Demain la campagne reprendra ses offensives, manœuvres et autres subterfuges: on y évoquera d'autant plus le quotidien qu'en réalité on l'aura esquivé.

Le discours politique, comme les voeux, relèvent ainsi de ces énoncés performatifs 1 qui échappent aux discours de vérité ou de constatation, pour vouloir être, paraître ( être?) des actes. S'installer ainsi dans la performance, c'est s'ériger au lieu du pouvoir, dans le cénacle sacré où se jouera la parousie ( ou la parodie du pouvoir), au pinacle où se forge le destin des hommes et s'exprime la volonté divine.

Oui ! parce que la parole performative par excellence reste encore le fiat lux  originel, celui qui ainsi s'adresse à nous, quémande nécessairement les ultimes hypostases du sacré, invoque les ultimes prébendes du pouvoir.

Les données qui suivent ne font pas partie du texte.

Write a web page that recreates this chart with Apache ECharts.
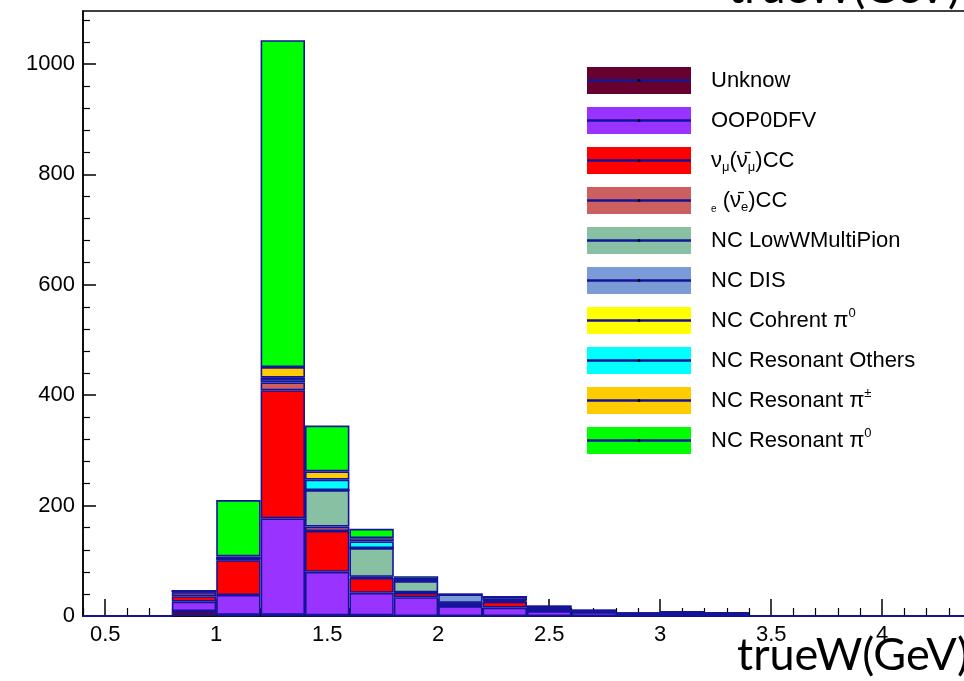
<!DOCTYPE html>
<html><head><meta charset="utf-8">
<script src="https://cdn.jsdelivr.net/npm/echarts@6/dist/echarts.min.js"></script>
<style>html,body{margin:0;padding:0;background:#fff;overflow:hidden;width:964px;height:681px}#c{width:1030px;height:681px}</style>
</head><body><div id="c"></div>
<script>
// ---- data ----
const binLow = [0.4,0.6,0.8,1.0,1.2,1.4,1.6,1.8,2.0,2.2,2.4,2.6,2.8,3.0,3.2,3.4,3.6,3.8,4.0,4.2,4.4];
const seriesNames = ['Unknow','OOP0DFV','numuCC','nueCC','NC LowWMultiPion','NC DIS','NC Cohrent pi0','NC Resonant Others','NC Resonant pipm','NC Resonant pi0'];
const unknow     = [0,0, 9,  2,   2,  1,  1,  0,  0,  0, 0, 0, 0, 0, 0, 0,0,0,0,0,0];
const oop0dfv    = [0,0,17, 36, 175, 79, 41, 34, 18, 15, 9, 7, 2, 2, 2, 0,0,0,0,0,0];
const numuCC     = [0,0,10, 63, 232, 74, 27,  8,  4, 11, 3, 1, 1, 0, 0, 0,0,0,0,0,0];
const nueCC      = [0,0, 7,  2,  14,  8,  2,  1,  1,  2, 1, 0, 0, 0, 0, 0,0,0,0,0,0];
const ncLowW     = [0,0, 1,  1,   6, 66, 52, 20,  1,  1, 0, 0, 0, 0, 0, 0,0,0,0,0,0];
const ncDIS      = [0,0, 1,  0,   1,  0,  0,  1, 15,  6, 4, 2, 2, 5, 4, 0,0,0,0,0,0];
const ncCohPi0   = [0,0, 0,  0,   0,  0,  0,  0,  0,  0, 0, 0, 0, 0, 0, 0,0,0,0,0,0];
const ncResOther = [0,0, 0,  1,   2, 19, 12,  1,  0,  0, 0, 0, 0, 0, 0, 0,0,0,0,0,0];
const ncResPiPM  = [0,0, 0,  3,  19, 15,  6,  1,  0,  0, 0, 0, 0, 0, 0, 0,0,0,0,0,0];
const ncResPi0   = [0,0, 0,102, 592, 83, 17,  6,  0,  0, 0, 0, 0, 0, 0, 0,0,0,0,0,0];
const xTickValues = [0.5,1,1.5,2,2.5,3,3.5,4,4.5];
const xTickLabels = ['0.5','1','1.5','2','2.5','3','3.5','4','4.5'];
const xMinorTicks = [0.4,0.6,0.7,0.8,0.9,1.1,1.2,1.3,1.4,1.6,1.7,1.8,1.9,2.1,2.2,2.3,2.4,2.6,2.7,2.8,2.9,3.1,3.2,3.3,3.4,3.6,3.7,3.8,3.9,4.1,4.2,4.3,4.4,4.6];
const yTickValues = [0,200,400,600,800,1000];
const yTickLabels = ['0','200','400','600','800','1000'];
const yMinorTicks = [40,80,120,160,240,280,320,360,440,480,520,560,640,680,720,760,840,880,920,960,1040,1080];
const xTitle = 'trueW(GeV)';
// ---- style ----
const seriesData = [unknow,oop0dfv,numuCC,nueCC,ncLowW,ncDIS,ncCohPi0,ncResOther,ncResPiPM,ncResPi0];
const colors = ['#66002e','#9933ff','#ff0000','#cc6060','#88c0a4','#7b9bd6','#ffff00','#00ffff','#ffcc00','#00ff00'];
const legendText = {
  'Unknow':'Unknow',
  'OOP0DFV':'OOP0DFV',
  'numuCC':'{n|ν}{sb|μ}{n|(ν̄}{sb|μ}{n|)CC}',
  'nueCC':'{lo|e}{n| (ν̄}{sb|e}{n|)CC}',
  'NC LowWMultiPion':'NC LowWMultiPion',
  'NC DIS':'NC DIS',
  'NC Cohrent pi0':'NC Cohrent π{sp|0}',
  'NC Resonant Others':'NC Resonant Others',
  'NC Resonant pipm':'NC Resonant π{sp|±}',
  'NC Resonant pi0':'NC Resonant π{sp|0}'
};
const FONT = '"Liberation Sans", Arial, sans-serif';
const NAVY = '#14149a';
const yMax = 1096;

const chart = echarts.init(document.getElementById('c'), null, {renderer:'canvas', width:1030, height:681});
const series = seriesNames.map((nm,i)=>({
  name:nm, type:'bar', stack:'all', xAxisIndex:0, yAxisIndex:0,
  barWidth:'100%', barGap:'0%', data:seriesData[i],
  itemStyle:{color:colors[i], borderColor:NAVY, borderWidth:1.6},
  emphasis:{disabled:true}
}));
const graphics = [
  {type:'text', x:737, y:633, style:{text:xTitle, font:'45px Lato', fill:'#000'}},
  {type:'text', x:728, y:-34, style:{text:xTitle, font:'45px Lato', fill:'#000'}}
];
seriesNames.forEach((nm,i)=>{
  const cy = 80.5 + 40*i;
  graphics.push({type:'line', shape:{x1:587,y1:cy,x2:691,y2:cy}, style:{stroke:NAVY, lineWidth:2.5}, z:100});
  graphics.push({type:'circle', shape:{cx:639,cy:cy,r:1.4}, style:{fill:'#000'}, z:101});
});
const option = {
  animation:false,
  grid:{left:83, top:11, width:932.4, height:605, show:true, borderColor:'#000', borderWidth:1.5, containLabel:false},
  xAxis:[
    {type:'category', data:binLow.map(String), show:false, position:'bottom', boundaryGap:true},
    {type:'value', min:0.4, max:4.6, position:'bottom',
      axisLine:{show:true, onZero:false, lineStyle:{color:'#000', width:1.5}},
      axisTick:{show:true, inside:true, length:17, customValues:xTickValues, lineStyle:{color:'#000', width:1.5}},
      axisLabel:{show:true, customValues:xTickValues, formatter:v=>xTickLabels[xTickValues.indexOf(v)], fontFamily:FONT, fontSize:22, color:'#000', margin:8},
      splitLine:{show:false}},
    {type:'value', min:0.4, max:4.6, position:'bottom',
      axisLine:{show:false},
      axisTick:{show:true, inside:true, length:8, customValues:xMinorTicks, lineStyle:{color:'#000', width:1.2}},
      axisLabel:{show:false}, splitLine:{show:false}}
  ],
  yAxis:[
    {type:'value', min:0, max:yMax, position:'left',
      axisLine:{show:true, lineStyle:{color:'#000', width:1.5}},
      axisTick:{show:true, inside:true, length:13, customValues:yTickValues, lineStyle:{color:'#000', width:1.5}},
      axisLabel:{show:true, customValues:yTickValues, formatter:v=>yTickLabels[yTickValues.indexOf(v)], fontFamily:FONT, fontSize:22, color:'#000', margin:8},
      splitLine:{show:false}},
    {type:'value', min:0, max:yMax, position:'left',
      axisLine:{show:false},
      axisTick:{show:true, inside:true, length:7, customValues:yMinorTicks, lineStyle:{color:'#000', width:1.2}},
      axisLabel:{show:false}, splitLine:{show:false}}
  ],
  legend:{
    orient:'vertical', left:587, top:67, padding:0, itemWidth:104, itemHeight:27, itemGap:13, icon:'rect',
    selectedMode:false, data:seriesNames,
    itemStyle:{borderWidth:0},
    formatter:nm=>legendText[nm],
    textStyle:{fontFamily:FONT, fontSize:22, color:'#000', lineHeight:27, padding:[0,0,0,15],
      rich:{
        n:{fontFamily:FONT, fontSize:22, lineHeight:27, color:'#000'},
        sb:{fontFamily:FONT, fontSize:13, lineHeight:14, verticalAlign:'bottom', color:'#000'},
        sp:{fontFamily:FONT, fontSize:13, lineHeight:14, verticalAlign:'top', color:'#000'},
        lo:{fontFamily:FONT, fontSize:10, lineHeight:10, verticalAlign:'bottom', color:'#000'}
      }}
  },
  graphic:graphics,
  series:series
};
chart.setOption(option);
</script></body></html>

Ainsi le votum réinvente-t-il le dualisme: voeux ou vote, qu'importe, il nous jette toujours le long de cette ligne de partage qui sépare les dieux des hommes, faisant de nous les objets, jamais les sujets, d'espérances, d'actes ou de pouvoirs.

Le votum  est toujours affaire de foi, mais pour ce qu'il me réifie, de mauvaise foi!